When I ventured out from under a rock about that, I confided in a friend who reminded me, “Sometimes we disappoint people. It’s OK.” That simple truth calmed me. I tossed Disappointment Police out of the driver’s seat.
I Won That Round!
Eventually, with those fear-busting matches done, I got some rest, and everything looked easier in the morning.
That next day, I laughed along with my clients who were, interestingly, all in the same autumn head-spin — scurrying around like squirrels gathering acorns for winter.
Fear is in our bones, sometimes to protect us, and sometimes working overtime when we don’t need it. That means feeling fear is always with us and it’s no excuse for stopping. It’s something to say No to so you can keep growing. Layer after layer.
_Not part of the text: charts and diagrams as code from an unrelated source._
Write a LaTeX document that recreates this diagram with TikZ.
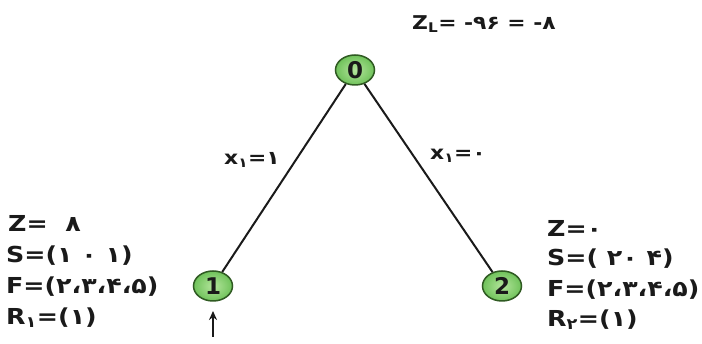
\documentclass[tikz,border=0pt]{standalone}
\usepackage{fontspec}
\setmainfont{DejaVu Sans}
\newfontfamily\widefont[FakeStretch=1.15]{DejaVu Sans}
\definecolor{nodeborder}{HTML}{2F5A22}
\definecolor{nodein}{HTML}{B4E59C}
\definecolor{nodeout}{HTML}{6FC25A}
\definecolor{txt}{HTML}{1A1A1A}
\usetikzlibrary{shapes.geometric,arrows.meta}
\tikzset{
  treenode/.style={ellipse, draw=nodeborder, line width=1.5pt, inner color=nodein, outer color=nodeout,
    minimum width=39pt, minimum height=30pt, inner sep=0pt, font=\fontsize{23}{23}\selectfont\bfseries, text=txt},
  info/.style={anchor=west, font=\widefont\fontsize{22}{22}\selectfont\bfseries, text=txt, inner sep=0pt},
  edge/.style={line width=2pt, draw=txt},
  lbl/.style={font=\widefont\fontsize{19}{19}\selectfont\bfseries, text=txt, inner sep=0pt}
}
\begin{document}
\begin{tikzpicture}[x=1pt,y=-1pt]
\useasboundingbox (0,0) rectangle (702,344);
\node[treenode] (n0) at (355,70) {0};
\node[treenode] (n1) at (213,286) {1};
\node[treenode] (n2) at (502,286) {2};
\draw[edge] (n0) -- (n1);
\draw[edge] (n0) -- (n2);
\node[lbl] (zl) at (484,24) {Z\textsubscript{L}= -۹۶ = -۸};
\node[lbl] (x1) at (252,160) {x\textsubscript{۱}=۱};
\node[lbl] (x2) at (458,156) {x\textsubscript{۱}=۰};
\node[info] (lz) at (8,223) {Z=\ \ ۸};
\node[info] (ls) at (6,256) {S=(۱ ۰ ۱)};
\node[info] (lf) at (6,287) {F=(۲،۳،۴،۵)};
\node[info] (lr) at (6,318) {R\textsubscript{۱}=(۱)};
\node[info] (rz) at (547,228) {Z=۰};
\node[info] (rs) at (547,259) {S=( ۲۰ ۴)};
\node[info] (rf) at (547,290) {F=(۲،۳،۴،۵)};
\node[info] (rr) at (547,320) {R\textsubscript{۲}=(۱)};
\coordinate (arrowfoot) at (213,337);
\draw[edge,-{Stealth[length=9pt,width=8pt]}] (arrowfoot) -- (213,311);
\end{tikzpicture}
\end{document}
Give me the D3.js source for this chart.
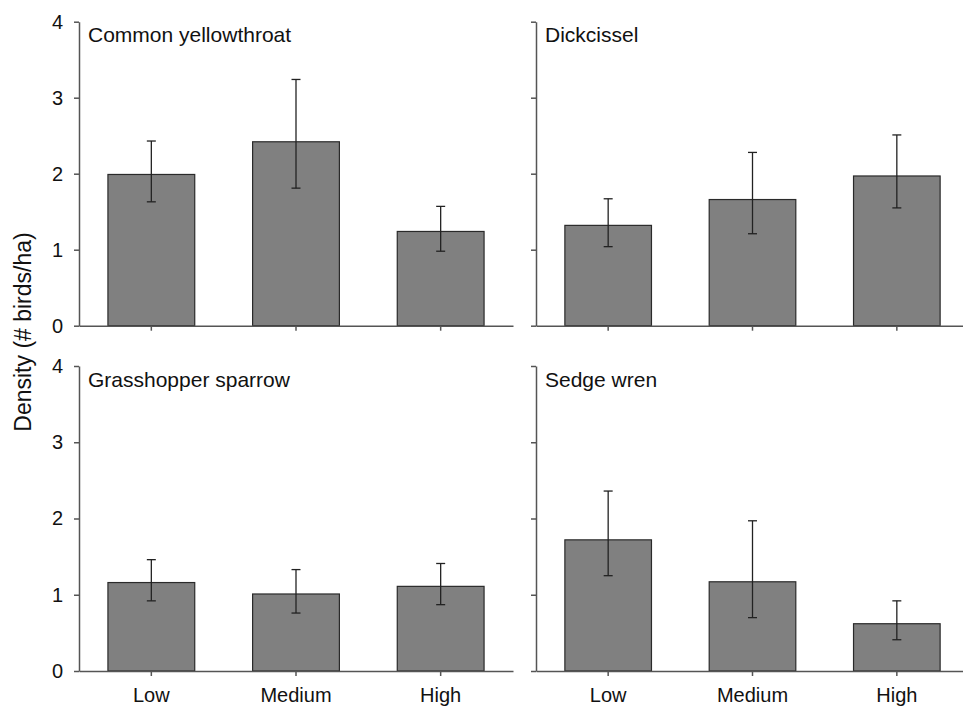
<!DOCTYPE html>
<html>
<head>
<meta charset="utf-8">
<script src="https://cdn.jsdelivr.net/npm/d3@7"></script>
<style>
  body { margin: 0; background: #fff; }
  svg { display: block; font-family: Arial, "Liberation Sans", sans-serif; }
</style>
</head>
<body>
<svg id="chart" width="963" height="706"></svg>
<script>
const categories = ['Low', 'Medium', 'High']
const species = ['Common yellowthroat', 'Dickcissel', 'Grasshopper sparrow', 'Sedge wren']
const yTicks = [0, 1, 2, 3, 4]

// mean density, lower and upper error bar ends, per species
const means = [
  [1.99, 2.42, 1.24],
  [1.32, 1.66, 1.97],
  [1.16, 1.01, 1.11],
  [1.72, 1.17, 0.62]
]
const lower = [
  [1.63, 1.81, 0.98],
  [1.04, 1.21, 1.55],
  [0.92, 0.76, 0.87],
  [1.25, 0.70, 0.41]
]
const upper = [
  [2.43, 3.24, 1.57],
  [1.67, 2.28, 2.51],
  [1.46, 1.33, 1.41],
  [2.36, 1.97, 0.92]
]

const svg = d3.select('#chart')

// panel frames: x range, y range
const cols = [[79, 513], [536, 969]]
const rows = [[325.7, 21.7], [671, 366]]

species.forEach((name, i) => {
  let col = cols[i % 2], row = rows[Math.floor(i / 2)]
  let showLabels = i % 2 === 0
  let showX = i >= 2

  let x = d3.scaleBand().domain(categories).range(col).paddingInner(0.4).paddingOuter(0.2)
  let y = d3.scaleLinear().domain([0, 4]).range(row)

  let data = categories.map((c, j) => ({
    key: c, value: means[i][j], lo: lower[i][j], hi: upper[i][j]
  }))

  let g = svg.append('g').attr('class', 'panel')

  // bars
  g.selectAll('rect.bar').data(data).enter().append('rect')
    .attr('class', 'bar')
    .attr('x', d => x(d.key))
    .attr('width', x.bandwidth())
    .attr('y', d => y(d.value))
    .attr('height', d => y(0) - y(d.value))
    .style('fill', '#808080')
    .style('stroke', '#2a2a2a')
    .style('stroke-width', 1.2)

  // error bars
  let eb = g.selectAll('g.err').data(data).enter().append('g')
    .attr('class', 'err')
    .attr('transform', d => `translate(${ x(d.key) + x.bandwidth() / 2 },0)`)
  eb.append('line')
    .attr('y1', d => y(d.lo)).attr('y2', d => y(d.hi))
  eb.append('line')
    .attr('x1', -4.5).attr('x2', 4.5).attr('y1', d => y(d.hi)).attr('y2', d => y(d.hi))
  eb.append('line')
    .attr('x1', -4.5).attr('x2', 4.5).attr('y1', d => y(d.lo)).attr('y2', d => y(d.lo))
  eb.selectAll('line').style('stroke', '#222').style('stroke-width', 1.3)

  // axes
  let xAxis = g.append('g')
    .attr('transform', `translate(0,${ y(0) })`)
    .call(d3.axisBottom(x).tickSize(5).tickSizeOuter(0).tickPadding(12))
  if (!showX) xAxis.selectAll('text').remove()

  let yAxis = g.append('g')
    .attr('transform', `translate(${ col[0] },0)`)
    .call(d3.axisLeft(y).tickValues(yTicks).tickFormat(d3.format('d')).tickSize(5).tickSizeOuter(0).tickPadding(11))
  if (!showLabels) yAxis.selectAll('text').remove()

  g.selectAll('.domain, .tick line').style('stroke', '#555').style('stroke-width', 1.5)
  g.selectAll('.tick text').style('font-size', '20px').style('fill', '#111').style('font-family', 'Arial, "Liberation Sans", sans-serif')

  // title
  g.append('text')
    .attr('x', col[0] + 9)
    .attr('y', row[1] + 20.5)
    .style('font-size', '21px')
    .style('fill', '#111')
    .text(name)
})

svg.append('text')
  .attr('transform', 'translate(31,332) rotate(-90)')
  .attr('text-anchor', 'middle')
  .style('font-size', '23px')
  .style('fill', '#111')
  .text('Density (# birds/ha)')
</script>
</body>
</html>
One of the big classic fears that we all face is fear of being judged. That’s what Shyness is all about. (Learn about shyness and introversion – the differences and connections.)
Fear Lessons in a Nutshell
- Everyone has fear when they try something new. It’s a sign you are stretching and living fully.
- As new layers of fear show up, we can tackle them one step at a time.
- Our fears take on many voices in our heads. Naming each voice can help disarm them.
- Question your fearful thoughts. They often shrink in the light of day.
- Get out from under that rock and call a friend for a reality check.
- If you’re trying to do it all, chill out. Take something off the calendar. Really.
- “Is Fear Making You Cling to What No Longer Serves You?” (PositivelyPositive, 8/1/2012)
A very real internal dialogue tackling her inner gremlins.
- “You Are Enough. Right Now.” (Stephanie Pollock, 7/25/2012)
Don’t let those inner fear voices tell you otherwise. Tackle them with these true messages.
Ready to face your Exposure Fear and leave a comment below? Try it. Once you do it once, it’s easier the next time.
Update with New Insight
I’ve reread this post, years after writing it, and I want to share a new insight since then. The crazy idea that I should have been trying to do that many things all at the same time makes me laugh. There is no need to book one’s calendar that much. It only serves to push us into overwhelm more often and we are not at our best.